Come è stato dirigere e poter girare con attore del calibro di Renato Carpentieri?
“Non è facile trovare attori di una certa età volenterosi di mettersi in gioco. Con Renato invece è stato diverso, ci siamo messi insieme al lavoro sulla sceneggiatura e sul portare la poesia in scena, il che è una sorta di pazzia perché si rischia di cadere nell’alone del teatro. Volevo che il suo personaggio, il professore Leone, fosse un dei punto di vista con cui si guarda al presente, una lente del nostro vissuto per rivolgersi al futuro.”
Gigi Roccati parla di Babylon Sisters
Sia i personaggi stranieri che il vecchio professore Leone vivono la paura dello sfratto. È vero quindi che oramai non c’è neanche più bisogno di distinzioni razziali, ma si combatte una vera guerra tra poveri?
“Questo che stiamo vivendo è un tempo di nuove cittadinanze in un’epoca di disastrose e gravi immigrazioni. Ecco perché ci siamo potuti permettere di creare una storia dalla tensione positiva che guarda all’integrazione come una condivisione di culture che smuove cittadinanze. A volte è capitato anche a me di essere lo straniero ed essere accolto con benevolenza, il contatto rimane comunque importante. Noi come Italia adesso abbiamo un ruolo difficile, ma straordinario ossia tornare ad essere protagonisti di un momento difficile.”
Amber, sei stata una dei partecipanti di Italia’s got talent ed ora approdi al cinema in un ruolo da protagonista. Come hai vissuto questo passaggio?
“È tutto merito di mia sorella se mi trovo qui, è lei che mi ha iscritto a Italia’s Got Talent e se non l’avesse fatto non starei parlando del film oggi. Devo dire che sono fortunata, ma nella vita non basta questo, bisogna anche impegnarsi non trascurando il divertimento. Da sempre voglio fare l’attrice quindi per me è stata un’occasione e devo dire mi è andata anche troppo bene, pensavo sarebbe stato più difficile, che avrei dovuto fare casting su casting, invece eccomi qui.”
Nav, nel film Babylon Sisters sei la madre del personaggio interpretato da Amber, una donna molto chiusa e molto timida, rispettosa delle regole della sua religione e devota alla famiglia e al marito. È vero che ti sei ispirata a tua madre per rappresentare questo ruolo?

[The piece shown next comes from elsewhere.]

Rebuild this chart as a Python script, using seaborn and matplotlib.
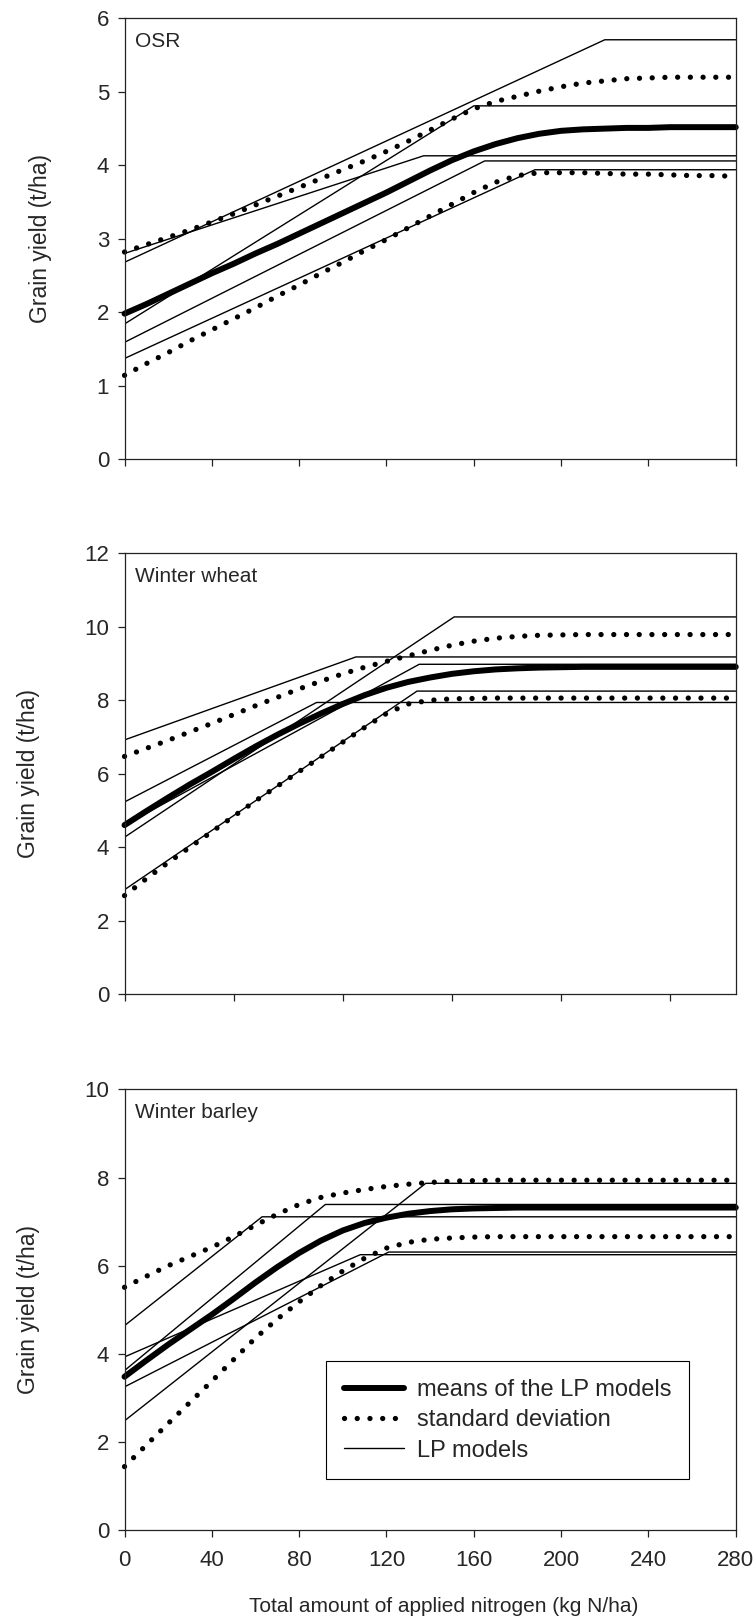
import matplotlib
matplotlib.use("Agg")
import matplotlib.pyplot as plt
import seaborn as sns
import pandas as pd

n_levels = list(range(0, 281, 10))
n_max = 280

# OSR
osr_mean = [1.98, 2.11, 2.25, 2.39, 2.53, 2.66, 2.80, 2.93, 3.07, 3.21,
            3.35, 3.49, 3.63, 3.78, 3.93, 4.07, 4.19, 4.29, 4.37, 4.43,
            4.47, 4.49, 4.50, 4.51, 4.51, 4.52, 4.52, 4.52, 4.52]
osr_upper = [2.82, 2.92, 3.02, 3.12, 3.23, 3.34, 3.46, 3.58, 3.70, 3.82,
             3.94, 4.06, 4.19, 4.33, 4.48, 4.63, 4.77, 4.87, 4.94, 5.01,
             5.07, 5.12, 5.15, 5.18, 5.19, 5.20, 5.20, 5.20, 5.20]
osr_lower = [1.14, 1.30, 1.45, 1.61, 1.76, 1.91, 2.06, 2.22, 2.37, 2.53,
             2.68, 2.84, 2.99, 3.15, 3.31, 3.47, 3.63, 3.77, 3.86, 3.90,
             3.90, 3.90, 3.89, 3.88, 3.88, 3.87, 3.86, 3.86, 3.85]
osr_lp_start = [2.68, 2.80, 1.84, 1.59, 1.37]
osr_lp_break = [220, 137, 160, 165, 188]
osr_lp_plateau = [5.71, 4.13, 4.81, 4.06, 3.94]

# Winter wheat
ww_mean = [4.60, 4.98, 5.35, 5.71, 6.05, 6.40, 6.74, 7.06, 7.36, 7.64,
           7.90, 8.14, 8.34, 8.50, 8.62, 8.72, 8.79, 8.84, 8.87, 8.89,
           8.90, 8.91, 8.91, 8.91, 8.91, 8.91, 8.91, 8.91, 8.91]
ww_upper = [6.47, 6.69, 6.91, 7.14, 7.37, 7.61, 7.85, 8.08, 8.31, 8.52,
            8.72, 8.90, 9.06, 9.21, 9.36, 9.50, 9.61, 9.69, 9.74, 9.77,
            9.78, 9.79, 9.79, 9.79, 9.79, 9.79, 9.79, 9.79, 9.79]
ww_lower = [2.68, 3.14, 3.58, 4.00, 4.42, 4.84, 5.26, 5.66, 6.06, 6.46,
            6.86, 7.26, 7.64, 7.90, 8.00, 8.04, 8.05, 8.06, 8.06, 8.06,
            8.06, 8.06, 8.06, 8.06, 8.06, 8.06, 8.06, 8.06, 8.06]
ww_lp_start = [6.92, 5.23, 4.60, 4.27, 2.84]
ww_lp_break = [106, 88, 135, 151, 134]
ww_lp_plateau = [9.18, 7.94, 8.98, 10.27, 8.25]

# Winter barley
wb_mean = [3.48, 3.85, 4.21, 4.55, 4.89, 5.25, 5.62, 5.97, 6.29, 6.57,
           6.80, 6.97, 7.09, 7.18, 7.24, 7.28, 7.30, 7.31, 7.32, 7.32,
           7.32, 7.32, 7.32, 7.32, 7.32, 7.32, 7.32, 7.32, 7.32]
wb_upper = [5.51, 5.76, 6.00, 6.21, 6.42, 6.66, 6.92, 7.17, 7.39, 7.55,
            7.65, 7.73, 7.80, 7.85, 7.89, 7.92, 7.93, 7.94, 7.94, 7.94,
            7.94, 7.94, 7.94, 7.94, 7.94, 7.94, 7.94, 7.94, 7.94]
wb_lower = [1.44, 1.93, 2.42, 2.90, 3.38, 3.87, 4.36, 4.79, 5.18, 5.55,
            5.88, 6.17, 6.40, 6.53, 6.60, 6.63, 6.65, 6.66, 6.66, 6.66,
            6.66, 6.66, 6.66, 6.66, 6.66, 6.66, 6.66, 6.66, 6.66]
wb_lp_start = [4.64, 3.62, 3.93, 3.25, 2.48]
wb_lp_break = [63, 92, 108, 121, 138]
wb_lp_plateau = [7.11, 7.39, 6.25, 6.31, 7.87]

crop_names = ["OSR", "Winter wheat", "Winter barley"]
y_max = [6, 12, 10]
y_step = [1, 2, 2]

sns.set_style("ticks")
plt.rcParams["font.family"] = ["Liberation Sans", "DejaVu Sans"]
plt.rcParams["font.size"] = 15


def lp_frame(starts, breaks, plateaus):
    # linear-plateau model: rises from intercept to the break point, flat afterwards
    rows = []
    for i, (a, b, p) in enumerate(zip(starts, breaks, plateaus)):
        rows += [(i, 0, a), (i, b, p), (i, n_max, p)]
    return pd.DataFrame(rows, columns=["model", "N", "yield"])


panels = [
    (lp_frame(osr_lp_start, osr_lp_break, osr_lp_plateau),
     pd.DataFrame({"N": n_levels, "mean": osr_mean, "upper": osr_upper, "lower": osr_lower})),
    (lp_frame(ww_lp_start, ww_lp_break, ww_lp_plateau),
     pd.DataFrame({"N": n_levels, "mean": ww_mean, "upper": ww_upper, "lower": ww_lower})),
    (lp_frame(wb_lp_start, wb_lp_break, wb_lp_plateau),
     pd.DataFrame({"N": n_levels, "mean": wb_mean, "upper": wb_upper, "lower": wb_lower})),
]

fig = plt.figure(figsize=(7.56, 16.21), dpi=100)
bottoms = [0.7168, 0.3868, 0.0561]
dots = (0, (0.01, 2.4))

for k, (lp, curves) in enumerate(panels):
    ax = fig.add_axes([0.1647, bottoms[k], 0.8085, 0.2718])

    sns.lineplot(data=lp, x="N", y="yield", units="model", estimator=None,
                 color="black", lw=1.0, ax=ax, legend=False)
    for col in ["upper", "lower"]:
        sns.lineplot(data=curves, x="N", y=col, estimator=None, color="black",
                     lw=3.8, linestyle=dots, dash_capstyle="round",
                     clip_on=False, ax=ax, legend=False)
    sns.lineplot(data=curves, x="N", y="mean", estimator=None, color="black",
                 lw=4.3, solid_capstyle="round", solid_joinstyle="round",
                 clip_on=False, ax=ax, legend=False)

    ax.set_xlim(0, n_max)
    ax.set_ylim(0, y_max[k])
    ax.set_yticks(range(0, y_max[k] + 1, y_step[k]))
    ax.set_xticks(range(0, 251, 50) if k == 1 else range(0, n_max + 1, 40))
    ax.tick_params(direction="out", length=5, width=0.9, color="#222222", labelsize=16)
    ax.tick_params(axis="y", pad=6)
    ax.tick_params(axis="x", pad=9)
    for s in ax.spines.values():
        s.set_color("#222222")
        s.set_linewidth(0.9)

    ax.set_ylabel("Grain yield (t/ha)", labelpad=32, fontsize=16.5)
    if k < 2:
        ax.set_xticklabels([])
        ax.set_xlabel("")
    else:
        ax.set_xlabel("Total amount of applied nitrogen (kg N/ha)", fontsize=15)
        ax.xaxis.set_label_coords(0.522, -0.152)

    ax.text(0.017, 0.948, crop_names[k], transform=ax.transAxes,
            ha="left", va="center", fontsize=15)

    if k == 2:
        # lines: 5 LP models, upper sd, lower sd, mean
        handles = [ax.lines[7], ax.lines[5], ax.lines[0]]
        labels = ["means of the LP models", "standard deviation", "LP models"]
        leg = ax.legend(handles, labels, loc="upper left", bbox_to_anchor=(0.33, 0.383),
                        borderaxespad=0, frameon=True, fancybox=False, edgecolor="black",
                        framealpha=1, handlelength=2.55, handletextpad=0.55,
                        borderpad=0.75, labelspacing=0.35, fontsize=17)
        leg.get_frame().set_linewidth(0.8)

fig.savefig("out.png", dpi=100)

“Il mio personaggio è poco loquace, non ha molti dialoghi nel film infatti. Ha difficoltà come donna e come immigrata, un po’ per colpa del marito e un po’ per colpa della nuova lingua e dei diversi usi e costumi del paese che la accoglie. Per questo ha bisogno del sostegno delle sue amiche, grazie alle quali riuscirà a fare quello che desidera. Come immigrati abbiamo bisogno di una società che ci aiuti, ci sostenga.
Sì, mi sono ispirata a mia madre, una donna arrivata in Italia a trentacinque anni che doveva riabituarsi ad un mondo, resettare tutto e ricominciare da capo. Ha dovuto prendere la licenza di terza media italiana qui, mentre nel suo paese di origine era insegnante. Per me che sono sua figlia è stato più facile, ma ho cercato di ricreare il suo accento, di copiarne i movimenti e i costumi per rappresentare al meglio cosa significa per una persona dover imparare di nuovo a vivere”.
Gigi, c’è qualche progetto al quale inizierai presto a lavorare?
“Sì, inizierò il 29 settembre le riprese della seconda opera dal titolo Lucania, tratta di un contadino che uccide chi gli inquina la terra e scappa con una figlia muta la quale tornerà a parlare durante questa fuga. Volevo raccontare il realismo magico del mondo contadino e la sua terra. Come con Babylon Sister e il prossimo film, penso che il cinema ci può dare la speranza.”